A number of countries, including Canada, require taxpayers to disclose certain aggressive tax planning. Action 12 is aimed at ensuring other countries adopt similar measures to assist taxing authorities’ efforts to identify emerging BEPS risks and quickly detect “aggressive” tax-planning trends.  
Background
On March 31, 2015, the OECD released a Discussion Draft on Action 12 focussed on the design and implementation of mandatory disclosure rules.
The Final Report
The Final Report provides a general framework that is mainly aimed at enabling countries which do not already have mandatory disclosure rules to design a regime that adapts to their particular needs and circumstances. The recommendations in the Final Report do not represent a minimum standard and countries remain free to choose whether or not to introduce mandatory disclosure regimes. In fact, many countries, including Canada, have already introduced and enacted such regimes.
The Final Report sets forth the main objectives of mandatory disclosure regimes, which are to:
(a) increase transparency by providing the tax administration with early information regarding potentially aggressive or abusive tax planning schemes;
(b) identify the promoters and users of such schemes; and
(c) deter taxpayers from entering into such schemes.
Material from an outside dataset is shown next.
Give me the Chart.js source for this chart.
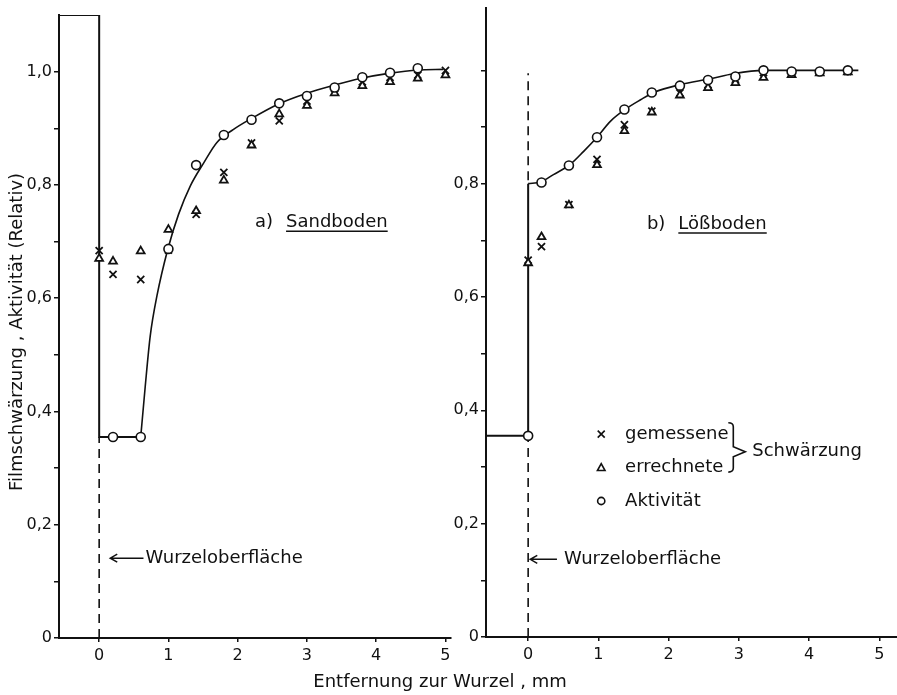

The Final Report goes on to identify its recommendations as to the key design features of a mandatory disclosure regime, which can be summarized as follows:

Imposing a disclosure obligation on both the promoter of a tax scheme and the taxpayer participating in the scheme, or imposing a primary obligation to disclose on one or the other. The Final Report recommends that where the promoter has the obligation to disclose, the timeframe for disclosure should be linked to the scheme being made available to taxpayers, and where the taxpayer has the obligation, the timeframe should be linked to the implementation of the scheme.
Including a combination of generic and specific hallmarks. The existence of a hallmark should trigger a requirement to disclose. Generic hallmarks are generally features which are typical of or common to promoted schemes (e.g. confidentiality requirements or the payment of premium fees). Specific hallmarks target particular areas of concern (e.g. losses). Canada’s “reportable transaction” rules already make use of such hallmarks, requiring disclosure of transactions where at least two generic hallmarks are present.
Establishing a mechanism to track disclosures and identify repeat promoters or participants in tax schemes. For instance, in Canada a promoter of a tax shelter must acquire a tax shelter identification number before promoting the tax shelter, and must provide the CRA with the list of investors or participants. The Final Report recommends similar features to those already in place in Canada.
Introducing penalties (including non-monetary penalties, such as suspending the legal effectiveness of a scheme where it has not been disclosed). In Canada, such monetary and non-monetary penalties are already provided for as part of its existing mandatory disclosure regime.

The Final Report also provides certain recommendations for mandatory disclosure regimes that are aimed specifically at combatting international tax schemes which may involve multiple parties and tax benefits in different jurisdictions. In particular, the Final Report recommends that:
(a) countries develop hallmarks that focus on the type of “cross-border outcomes” that cause them concerns; and
(b) taxpayers that enter into intra-group transactions with material tax consequences be required to make reasonable enquiries as to whether a particular transaction forms part of an arrangement that includes a “cross-border outcome” that is specifically identified as reportable under their home jurisdictions’ mandatory disclosure regime.
In addition to the Canadian reporting requirements discussed above, it is worth nothing that, somewhat consistent with the concept of a “cross-border outcome”, Canada also requires the disclosure of certain foreign holdings (such as foreign affiliates, controlled foreign affiliates and the ownership of certain other foreign properties exceeding certain thresholds).